Diujung persidangan, Majelis Hakim memberi kesempatan terhadap kedua terdakwa guna menanggapi keterangan saksi.


Dikesempatan yang diberikan Majelis Hakim, Liem Inggriani Laksmana dan Edwin Januar Laksmono menyangkal keterangan saksi.


Secara terpisah, Yafet selaku, Penasehat Hukum kedua terdakwa, saat dikonfirmasi menyampaikan, bahwa saksi pernah melaporkan kliennya ke Polda Jatim pada medio juli 2009. Laporan dihentikan oleh Polda Jatim dengan alasan perkara ini adalah perdata.


Ia mempertegas permasalahan yang melibatkan klienya yaitu, bahwa sebelum saksi melapor ke Polda Jatim, Oenik Djunani Asiem juga pernah mengajukan gugatan keperdataan terhadap kliennya. Alhasil, dalam perkara gugatan perdata melalui, amar putusan Pengadilan Negeri Surabaya dan Pengadilan Tinggi, Liem Inggriani Laksamana diwajibkan membayar uang 500 juta yang dilakukan dengan cara konsinyasi.

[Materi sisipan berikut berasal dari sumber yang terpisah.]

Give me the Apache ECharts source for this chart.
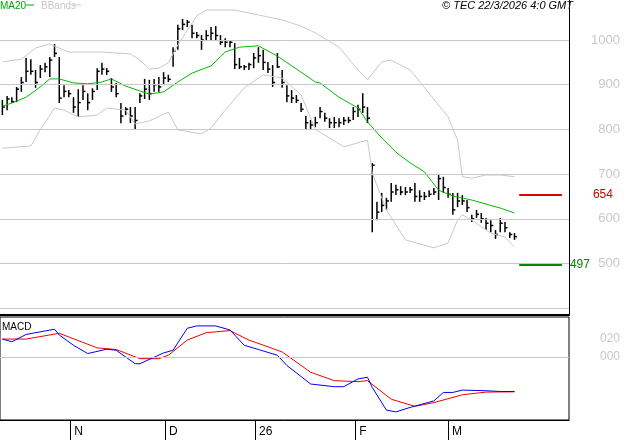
<!DOCTYPE html>
<html>
<head>
<meta charset="utf-8">
<script src="https://cdn.jsdelivr.net/npm/echarts@6/dist/echarts.min.js"></script>
<style>html,body{margin:0;padding:0;background:#fff}#chart{width:627px;height:440px}</style>
</head>
<body>
<div id="chart"></div>
<script>
// daily bars (high / low / close)
const highs = [866,875,872,895,917,960,957,933,944,949,962,991,962,899,888,872,890,899,881,892,
  937,949,937,915,904,859,850,850,850,881,913,911,913,917,928,922,984,1034,1047,1045,
  1034,1018,1011,1022,1029,1031,1011,1004,1000,993,960,944,949,971,984,978,951,944,971,933,
  899,888,877,859,830,821,828,850,837,825,828,825,828,828,850,855,881,850,725,638,
  658,647,680,676,673,671,671,680,664,660,664,669,698,694,669,658,658,653,642,609,
  620,613,602,597,575,602,593,570,568];
const lows = [832,843,859,861,884,906,922,893,915,928,917,962,859,872,872,837,828,866,843,866,
  888,922,922,884,872,814,832,814,801,859,868,866,884,884,899,906,940,978,1022,1029,
  1004,1004,978,1000,1000,1000,989,984,984,935,935,933,933,937,949,933,926,895,937,893,
  861,859,859,839,801,801,805,825,817,803,803,805,810,814,821,828,837,814,570,597,
  615,620,638,653,653,653,658,638,638,642,649,653,642,658,647,609,626,631,615,593,
  602,591,575,570,555,570,570,557,553];
const closes = [850,868,862,890,905,930,930,905,935,940,955,970,870,885,880,850,860,885,860,885,
  930,935,930,895,880,830,845,830,820,875,890,880,900,895,915,912,975,1025,1035,1040,
  1015,1010,1000,1010,1015,1010,995,995,995,945,940,940,945,960,965,950,935,905,940,905,
  875,870,865,845,815,810,815,840,825,815,815,815,820,820,840,845,850,825,720,615,
  630,640,660,665,660,660,665,650,650,650,655,660,690,670,655,620,640,640,625,600,
  610,600,590,585,565,590,580,565,560];

// MA20 and Bollinger bands, read at some bar numbers
const maDay = [0,2,5,8,10,12,15,18,21,23,26,29,31,34,37,40,44,47,50,54,58,63,66,67,71,75,77,80,83,86,89,92,95,99,102,105,108];
const ma20 = [852,859,872,895,913,913,904,902,906,913,897,886,879,884,906,926,942,973,984,987,964,928,906,904,872,848,817,781,749,725,705,664,651,642,633,624,613];
const upDay = [0,4,7,10,14,21,27,29,31,33,35,37,41,43,49,54,59,63,66,71,75,77,80,82,86,90,94,96,97,99,102,105,108];
const upper = [951,957,982,991,973,973,969,955,935,937,949,989,1054,1067,1067,1056,1045,1031,1016,984,933,911,951,955,933,881,828,776,694,691,698,698,694];
const loDay = [0,6,8,11,13,16,20,22,26,28,31,35,37,42,44,47,51,55,59,63,66,72,77,78,81,85,91,94,96,97,99,103,106,108];
const lower = [758,763,799,848,843,828,832,848,843,812,819,839,799,790,803,843,893,922,915,877,800,761,776,702,620,553,535,546,597,609,597,568,559,537];

// MACD (blue) and signal (red)
const macdDay = [0,2,5,11,12,15,18,22,24,28,29,34,36,39,41,45,48,51,54,58,60,65,70,72,75,77,78,81,83,86,91,93,95,97,102,105,108];
const macd = [19.9,16.9,25,30.8,24.4,13,3.8,8.6,7.5,-7.5,-7.5,4.5,7.5,31.9,34.5,34.5,30,13,8.3,1.9,-9.4,-30,-33,-33,-24.4,-22.5,-33.8,-59,-61,-56,-48.8,-39.4,-39.4,-36.8,-37.5,-38.3,-38.3];
const sigDay = [0,5,12,20,24,29,33,35,39,43,48,52,59,65,70,75,77,82,87,91,97,102,108];
const signal = [19.9,19.9,26.3,10.1,8.3,-1.9,-1.9,1.9,18.8,27,29.3,18.8,5.6,-16.9,-26.3,-27.4,-26.3,-46.9,-54.8,-50.7,-42,-39,-38.7];

const priceTicks = [500,600,700,800,900,1000];
const gridLevels = [400,500,600,700,800,900,1000];
const resistance = 654;
const support = 497;
const monthTicks = [14.3,34.3,53.3,74.4,94];
const monthLabels = ['N','D','26','F','M'];

const font = 'Liberation Sans';
const zip = (a, b) => a.map((v, i) => [v, b[i]]);

const chart = echarts.init(document.getElementById('chart'));

const option = {
    animation: false,
    textStyle: {fontFamily: font},
    grid: [
        {left: 0, top: 0, width: 569, height: 315},
        {left: 0, top: 317, width: 569, height: 103, show: true, borderColor: '#000', borderWidth: 1}
    ],
    xAxis: [
        {gridIndex: 0, type: 'value', min: -0.5, max: 119.5,
            axisLine: {show: true, onZero: false, lineStyle: {color: '#000', width: 2}},
            axisTick: {show: false}, axisLabel: {show: false}, splitLine: {show: false}},
        {gridIndex: 1, type: 'value', min: -0.5, max: 119.5,
            axisLine: {show: true, onZero: false, lineStyle: {color: '#000'}},
            axisTick: {show: true, length: 20, customValues: monthTicks, lineStyle: {color: '#000'}},
            axisLabel: {show: true, customValues: monthTicks, align: 'left', margin: 6, padding: [0, 0, 0, 4],
                color: '#000', fontSize: 12,
                formatter: v => monthLabels[monthTicks.indexOf(v)] || ''},
            splitLine: {show: false}}
    ],
    yAxis: [
        {gridIndex: 0, type: 'value', position: 'right', min: 384.8, max: 1089.5,
            axisLine: {show: true, onZero: false, lineStyle: {color: '#000'}}, axisTick: {show: false},
            axisLabel: {customValues: priceTicks, color: '#c8c8c8', fontSize: 13, align: 'right', margin: 51,
                padding: [10, 0, 0, 0], formatter: v => String(v)},
            splitLine: {show: false}},
        {gridIndex: 1, type: 'value', position: 'right', min: -70, max: 44.4,
            axisLine: {show: false, onZero: false}, axisTick: {show: false},
            axisLabel: {customValues: [0, 20], color: '#c8c8c8', fontSize: 12, align: 'right', margin: 51,
                padding: [14, 0, 0, 0], formatter: v => v === 0 ? '000' : '020'},
            splitLine: {show: false}}
    ],
    series: [
        {
            // price grid lines and the two levels
            type: 'line', xAxisIndex: 0, yAxisIndex: 0, data: [], silent: true,
            markLine: {
                silent: true, symbol: 'none', animation: false,
                data: gridLevels.map(v => ({yAxis: v, lineStyle: {color: '#c8c8c8', width: 1, type: 'solid'}, label: {show: false}})).concat([
                    [{coord: [109, resistance], lineStyle: {color: '#dd0000', width: 2, type: 'solid'},
                        label: {show: true, position: 'end', formatter: String(resistance), color: '#cc0000', fontSize: 12, distance: 31}},
                     {coord: [118, resistance]}],
                    [{coord: [109, support], lineStyle: {color: '#008800', width: 2, type: 'solid'},
                        label: {show: true, position: 'end', formatter: String(support), color: '#008800', fontSize: 12, distance: 8}},
                     {coord: [118, support]}]
                ])
            }
        },
        {
            name: 'BBands up', type: 'line', xAxisIndex: 0, yAxisIndex: 0, data: zip(upDay, upper),
            showSymbol: false, silent: true, lineStyle: {color: '#c8c8c8', width: 1}
        },
        {
            name: 'BBands low', type: 'line', xAxisIndex: 0, yAxisIndex: 0, data: zip(loDay, lower),
            showSymbol: false, silent: true, lineStyle: {color: '#c8c8c8', width: 1}
        },
        {
            name: 'MA20', type: 'line', xAxisIndex: 0, yAxisIndex: 0, data: zip(maDay, ma20),
            showSymbol: false, silent: true, lineStyle: {color: '#00bb00', width: 1}
        },
        {
            name: 'bars', type: 'custom', xAxisIndex: 0, yAxisIndex: 0,
            data: highs.map((h, i) => [i, h, lows[i], closes[i]]),
            encode: {x: 0, y: [1, 2]},
            renderItem: function (params, api) {
                const x = api.value(0);
                const top = api.coord([x, api.value(1)]);
                const bot = api.coord([x, api.value(2)]);
                const c = api.coord([x, api.value(3)]);
                return {
                    type: 'group',
                    children: [
                        {type: 'line', shape: {x1: top[0], y1: top[1], x2: bot[0], y2: bot[1]}, style: {stroke: '#000', lineWidth: 1.5}},
                        {type: 'line', shape: {x1: c[0], y1: c[1], x2: c[0] + 2.5, y2: c[1]}, style: {stroke: '#000', lineWidth: 1.5}}
                    ]
                };
            }
        },
        {
            type: 'line', xAxisIndex: 1, yAxisIndex: 1, data: [], silent: true,
            markLine: {silent: true, symbol: 'none', data: [{yAxis: 0}], label: {show: false},
                lineStyle: {color: '#c8c8c8', width: 1, type: 'solid'}}
        },
        {
            name: 'signal', type: 'line', xAxisIndex: 1, yAxisIndex: 1, data: zip(sigDay, signal),
            showSymbol: false, silent: true, lineStyle: {color: '#ee0000', width: 1}
        },
        {
            name: 'MACD', type: 'line', xAxisIndex: 1, yAxisIndex: 1, data: zip(macdDay, macd),
            showSymbol: false, silent: true, lineStyle: {color: '#0000ee', width: 1}
        }
    ],
    graphic: [
        {type: 'text', left: 0, top: 1, style: {text: 'MA20', fill: '#00aa00', font: '10px ' + font}},
        {type: 'line', shape: {x1: 26, y1: 5, x2: 34, y2: 5}, style: {stroke: '#00aa00', lineWidth: 1}},
        {type: 'text', left: 41, top: 1, style: {text: 'BBands', fill: '#c8c8c8', font: '10px ' + font}},
        {type: 'line', shape: {x1: 73, y1: 5, x2: 81, y2: 5}, style: {stroke: '#c8c8c8', lineWidth: 1}},
        {type: 'text', right: 54, top: 0, style: {text: '© TEC 22/3/2026 4:0 GMT', fill: '#000', font: 'italic 11px ' + font}},
        {type: 'text', left: 2, top: 322, style: {text: 'MACD', fill: '#000', font: '10px ' + font}}
    ]
};

chart.setOption(option);
</script>
</body>
</html>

Sayangnya, Oenik Djunani Asiem tidak melakukan haknya guna mengambil uang yang sudah dititipkan di Pengadilan Negeri Surabaya, pada medio 2014 tapi malah melaporkan klienya hingga perkara ini berproses di Pengadilan Negeri Surabaya.


Untuk diketahui, pada medio 2010 sertifikat berpindah tangan dari Pien Tiono ke Hendra melalui Perikatan Jual Beli (PJB). Pada medio 2015 Hendra menjual obyek lahan ke Edwin namun, Edwin tidak bisa melakukan balik nama sertifikat lantaran, oleh Oenik Djunani Asiem maupun Kastiawan ( suami saksi) sudah melakukan sertifikasi pengganti (duplikat) dengan dasar sertifikat hilang.


Atas peristiwa itu Edwin melapor ke Polda Jatim pada medio 2016 adanya dugaan keterangan palsu akta otentik maka selanjutnya,  Polda Jatim melimpahkan perkara ke Pengadilan Negeri Balikpapan pada medio 2017.


Sebagaimana diketahui, Oenik Djunani Asiem dalam putusan Pengadilan Balikpapan, pada medio 2019 di vonis 42 bulan di tingkat Pengadilan Tinggi Balikpapan vonis menjadi 3 tahun hingga upaya kasasi melalui Mahkamah Agung vonis menjadi 18 bulan pidana penjara. 


Sedangkan, Kastiawan (suami) pada medio 2018 oleh Pengadilan Negeri Balikpapan dijatuhi vonis 4 tahun dan di tingkat  Pengadilan Tinggi Balikpapan, dengan vonis bebas Namun, di tingkat Mahkamah Agung (MA) memaksa Kastiawan jalani kurungan penjara selama 2 tahun pada medio 2020. MET.